DATA PROVIDED:
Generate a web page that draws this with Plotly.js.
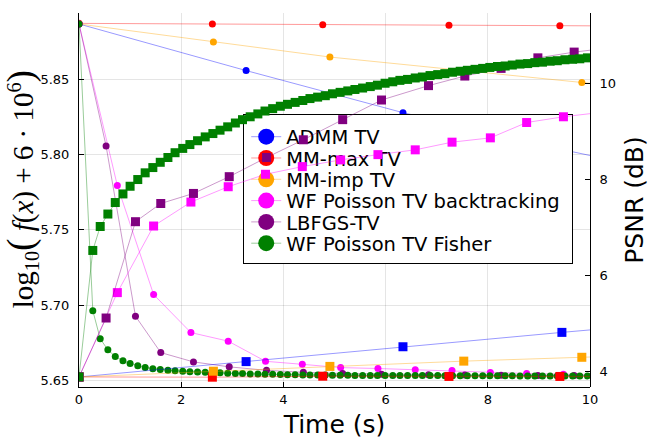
<!DOCTYPE html>
<html><head><meta charset="utf-8">
<script src="https://cdn.plot.ly/plotly-3.0.1.min.js"></script>
<style>
html,body{margin:0;padding:0;background:#fff}
#wrap{position:relative;width:664px;height:443px}
#obj,#psnr{position:absolute;left:0;top:0;width:664px;height:443px}
</style>
</head><body>
<div id="wrap"><div id="obj"></div><div id="psnr"></div></div>
<script>
// ---------- data ----------
const seriesNames = ["ADMM TV","MM-max TV","MM-imp TV","WF Poisson TV backtracking","LBFGS-TV","WF Poisson TV Fisher"];
const markerColors = ["#0000ff","#ff0000","#ffa500","#ff00ff","#800080","#008000"];
const lineColors = ["rgba(0,0,255,0.4)","rgba(255,0,0,0.4)","rgba(255,165,0,0.4)","rgba(255,0,255,0.4)","rgba(128,0,128,0.4)","rgba(0,128,0,0.4)"];

const admmTime = [0, 3.27, 6.34, 9.45, 12.55];
const admmObj  = [5.887, 5.856, 5.828, 5.8035, 5.781];
const admmPsnr = [3.88, 4.20, 4.51, 4.81, 5.10];

const mmmaxTime = [0, 2.61, 4.77, 7.24, 9.41, 11.6];
const mmmaxObj  = [5.8874, 5.8870, 5.8865, 5.8862, 5.8858, 5.8855];
const mmmaxPsnr = [3.88, 3.875, 3.895, 3.89, 3.89, 3.89];

const mmimpTime = [0, 2.63, 4.91, 7.53, 9.84, 12.2];
const mmimpObj  = [5.887, 5.875, 5.865, 5.856, 5.848, 5.840];
const mmimpPsnr = [3.88, 4.00, 4.10, 4.21, 4.29, 4.37];

const wfbtTime = [0, 0.75, 1.46, 2.19, 2.92, 3.65, 4.37, 5.12, 5.85, 6.58, 7.30, 8.05, 8.76, 9.48, 10.2];
const wfbtObj  = [5.887, 5.7795, 5.707, 5.6817, 5.676, 5.6626, 5.6606, 5.6584, 5.6578, 5.6569, 5.6565, 5.6551, 5.6545, 5.654, 5.6537];
const wfbtPsnr = [3.88, 5.64, 7.03, 7.53, 7.85, 8.11, 8.27, 8.41, 8.52, 8.62, 8.78, 8.87, 9.19, 9.31, 9.40];

const lbfgsTime = [0, 0.53, 1.105, 1.60, 2.24, 2.94, 3.67, 4.39, 5.16, 5.92, 6.84, 7.55, 8.26, 8.98, 9.69, 10.4];
const lbfgsObj  = [5.887, 5.8058, 5.6926, 5.6684, 5.6622, 5.6589, 5.6566, 5.6553, 5.6545, 5.6540, 5.6536, 5.6534, 5.6533, 5.6532, 5.6531, 5.6530];
const lbfgsPsnr = [3.88, 5.11, 7.12, 7.50, 7.71, 8.06, 8.46, 8.83, 9.25, 9.66, 9.96, 10.16, 10.32, 10.54, 10.66, 10.75];

const wffTime = [0, 0.27, 0.415, 0.565, 0.71, 0.86, 1.00, 1.15, 1.295, 1.445, 1.59, 1.74, 1.88, 2.03, 2.17, 2.32, 2.47, 2.62, 2.76, 2.91, 3.06, 3.20, 3.35, 3.50, 3.64, 3.79, 3.94, 4.08, 4.23, 4.38, 4.52, 4.67, 4.82, 4.96, 5.11, 5.26, 5.40, 5.55, 5.70, 5.84, 5.99, 6.14, 6.28, 6.43, 6.58, 6.72, 6.87, 7.02, 7.16, 7.31, 7.46, 7.60, 7.75, 7.90, 8.04, 8.19, 8.34, 8.48, 8.63, 8.78, 8.92, 9.07, 9.22, 9.36, 9.51, 9.66, 9.80, 9.95, 10.10];
const wffObj  = [5.887, 5.6963, 5.6776, 5.6702, 5.6658, 5.6630, 5.6612, 5.6596, 5.6585, 5.6577, 5.6571, 5.6567, 5.6563, 5.6560, 5.6557, 5.6555, 5.6553, 5.6551, 5.6549, 5.6547, 5.6545, 5.6544, 5.6542, 5.6541, 5.6540, 5.6539, 5.6538, 5.6537, 5.6536, 5.6535, 5.6535, 5.6534, 5.6534, 5.6533, 5.6533, 5.6533, 5.6532, 5.6532, 5.6532, 5.6532, 5.6531, 5.6531, 5.6531, 5.6531, 5.6531, 5.6531, 5.6531, 5.6531, 5.6530, 5.6530, 5.6530, 5.6530, 5.6530, 5.6530, 5.6530, 5.6530, 5.6530, 5.6530, 5.6529, 5.6529, 5.6529, 5.6529, 5.6529, 5.6529, 5.6529, 5.6529, 5.6529, 5.6529, 5.6529];
const wffPsnr = [3.88, 6.52, 7.02, 7.28, 7.52, 7.70, 7.86, 8.00, 8.14, 8.25, 8.36, 8.46, 8.56, 8.65, 8.73, 8.81, 8.89, 8.96, 9.03, 9.10, 9.18, 9.25, 9.31, 9.37, 9.43, 9.48, 9.53, 9.57, 9.61, 9.65, 9.69, 9.72, 9.75, 9.79, 9.82, 9.85, 9.88, 9.91, 9.94, 9.97, 10.01, 10.04, 10.07, 10.09, 10.12, 10.14, 10.17, 10.19, 10.21, 10.24, 10.26, 10.28, 10.30, 10.32, 10.34, 10.36, 10.37, 10.39, 10.41, 10.42, 10.44, 10.45, 10.47, 10.48, 10.50, 10.51, 10.52, 10.54, 10.55];

const xTicks = [0, 2, 4, 6, 8, 10];
const objTicks = [5.65, 5.70, 5.75, 5.80, 5.85];
const psnrTicks = [4, 6, 8, 10];

// ---------- build ----------
const times = [admmTime, mmmaxTime, mmimpTime, wfbtTime, lbfgsTime, wffTime];
const objs = [admmObj, mmmaxObj, mmimpObj, wfbtObj, lbfgsObj, wffObj];
const psnrs = [admmPsnr, mmmaxPsnr, mmimpPsnr, wfbtPsnr, lbfgsPsnr, wffPsnr];

const tickFont = {family: "DejaVu Sans", size: 13, color: "#000"};
const margin = {l: 79, r: 74, t: 13, b: 56, pad: 0};

const objTraces = [];
for (let i = 0; i < 6; i++) {
  objTraces.push({
    x: times[i], y: objs[i], type: "scatter", mode: "lines+markers",
    name: seriesNames[i], showlegend: false, hoverinfo: "skip",
    line: {color: lineColors[i], width: 1},
    marker: {color: markerColors[i], size: 7, symbol: "circle", line: {width: 0}}
  });
}
for (let i = 0; i < 6; i++) {
  objTraces.push({
    x: [null], y: [null], type: "scatter", mode: "lines+markers",
    name: seriesNames[i], showlegend: true, hoverinfo: "skip",
    line: {color: lineColors[i], width: 1},
    marker: {color: markerColors[i], size: 16, symbol: "circle", line: {width: 0}}
  });
}

const bigParen = s => '<span style="font-size:37px">' + s + '</span>';

const layout1 = {
  width: 664, height: 443, margin: margin,
  paper_bgcolor: "#fff", plot_bgcolor: "#fff",
  showlegend: true,
  legend: {
    x: 0.3204, y: 0.7291, xanchor: "left", yanchor: "top",
    bgcolor: "#fff", bordercolor: "#000", borderwidth: 1,
    font: {family: "DejaVu Sans", size: 19.5, color: "#000"},
    tracegroupgap: 0, itemclick: false
  },
  xaxis: {
    range: [0, 10], tickvals: xTicks, ticktext: xTicks.map(String),
    showgrid: true, gridcolor: "rgba(0,0,0,0.1)", gridwidth: 1,
    zeroline: false, showline: true, linecolor: "#000", linewidth: 1,
    ticks: "inside", ticklen: 5, tickcolor: "#000", tickwidth: 1,
    tickfont: tickFont,
    title: {text: "Time (s)", font: {family: "DejaVu Sans", size: 25, color: "#000"}, standoff: 9}
  },
  yaxis: {
    range: [5.6455, 5.8943], tickvals: objTicks, ticktext: objTicks.map(v => v.toFixed(2)),
    showgrid: true, gridcolor: "rgba(0,0,0,0.1)", gridwidth: 1,
    zeroline: false, showline: true, linecolor: "#000", linewidth: 1,
    ticks: "inside", ticklen: 5, tickcolor: "#000", tickwidth: 1,
    tickfont: tickFont, ticklabelstandoff: 6,
    title: {text: "\u200b\u00a0\u00a0\u00a0log<sub>10</sub>" + bigParen("(") + " <i>f</i>(<i>x</i>) + 6 · 10<sup>6</sup>" + bigParen(")"),
            font: {family: "Liberation Serif", size: 29, color: "#000"}, standoff: 4}
  }
};

const psnrTraces = [];
for (let i = 0; i < 6; i++) {
  psnrTraces.push({
    x: times[i], y: psnrs[i], type: "scatter", mode: "lines+markers",
    name: seriesNames[i] + " PSNR", showlegend: false, hoverinfo: "skip",
    line: {color: lineColors[i], width: 1},
    marker: {color: markerColors[i], size: 9, symbol: "square", line: {width: 0}}
  });
}

const layout2 = {
  width: 664, height: 443, margin: margin,
  paper_bgcolor: "rgba(0,0,0,0)", plot_bgcolor: "rgba(0,0,0,0)",
  showlegend: false,
  xaxis: {range: [0, 10], showgrid: false, zeroline: false, showline: false,
          showticklabels: false, ticks: ""},
  yaxis: {
    side: "right", range: [3.670, 11.476], tickvals: psnrTicks, ticktext: psnrTicks.map(String),
    showgrid: false, zeroline: false, showline: true, linecolor: "#000", linewidth: 1,
    ticks: "inside", ticklen: 5, tickcolor: "#000", tickwidth: 1,
    tickfont: tickFont, ticklabelstandoff: 6,
    title: {text: "PSNR (dB)", font: {family: "DejaVu Sans", size: 25, color: "#000"}, standoff: 10}
  }
};

const config = {staticPlot: true, displayModeBar: false};

// compact the legend rows to the reference spacing
function compactLegend(gd) {
  const leg = gd.querySelector(".legend");
  if (!leg) return;
  const rows = leg.querySelectorAll(".traces");
  if (!rows.length) return;
  const m0 = /translate\(\s*([-\d.]+)[ ,]+([-\d.]+)\s*\)/.exec(rows[0].getAttribute("transform") || "");
  if (!m0) return;
  const y0 = parseFloat(m0[2]) + 2.2;
  rows.forEach((r, i) => {
    const m = /translate\(\s*([-\d.]+)[ ,]+([-\d.]+)\s*\)/.exec(r.getAttribute("transform") || "");
    const x = m ? parseFloat(m[1]) : 0;
    r.setAttribute("transform", "translate(" + (x + 2.5) + "," + (y0 + i * 21.3) + ")");
  });
  const bg = leg.querySelector("rect.bg");
  if (bg) { bg.setAttribute("height", 148.5); bg.setAttribute("width", 329); }
}

Plotly.newPlot("obj", objTraces, layout1, config).then(compactLegend);
Plotly.newPlot("psnr", psnrTraces, layout2, config);
</script>
</body></html>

WHAT IS BEING ASKED:
From the first line above down to the line with "const mmimpPsnr = [3.88, 4.00, 4.10, 4.21, 4.29, 4.37];", reproduce every line and no others, omitting pictures.

FINAL ANSWER:
Generate a web page that draws this with Plotly.js.
<!DOCTYPE html>
<html><head><meta charset="utf-8">
<script src="https://cdn.plot.ly/plotly-3.0.1.min.js"></script>
<style>
html,body{margin:0;padding:0;background:#fff}
#wrap{position:relative;width:664px;height:443px}
#obj,#psnr{position:absolute;left:0;top:0;width:664px;height:443px}
</style>
</head><body>
<div id="wrap"><div id="obj"></div><div id="psnr"></div></div>
<script>
// ---------- data ----------
const seriesNames = ["ADMM TV","MM-max TV","MM-imp TV","WF Poisson TV backtracking","LBFGS-TV","WF Poisson TV Fisher"];
const markerColors = ["#0000ff","#ff0000","#ffa500","#ff00ff","#800080","#008000"];
const lineColors = ["rgba(0,0,255,0.4)","rgba(255,0,0,0.4)","rgba(255,165,0,0.4)","rgba(255,0,255,0.4)","rgba(128,0,128,0.4)","rgba(0,128,0,0.4)"];

const admmTime = [0, 3.27, 6.34, 9.45, 12.55];
const admmObj  = [5.887, 5.856, 5.828, 5.8035, 5.781];
const admmPsnr = [3.88, 4.20, 4.51, 4.81, 5.10];

const mmmaxTime = [0, 2.61, 4.77, 7.24, 9.41, 11.6];
const mmmaxObj  = [5.8874, 5.8870, 5.8865, 5.8862, 5.8858, 5.8855];
const mmmaxPsnr = [3.88, 3.875, 3.895, 3.89, 3.89, 3.89];

const mmimpTime = [0, 2.63, 4.91, 7.53, 9.84, 12.2];
const mmimpObj  = [5.887, 5.875, 5.865, 5.856, 5.848, 5.840];
const mmimpPsnr = [3.88, 4.00, 4.10, 4.21, 4.29, 4.37];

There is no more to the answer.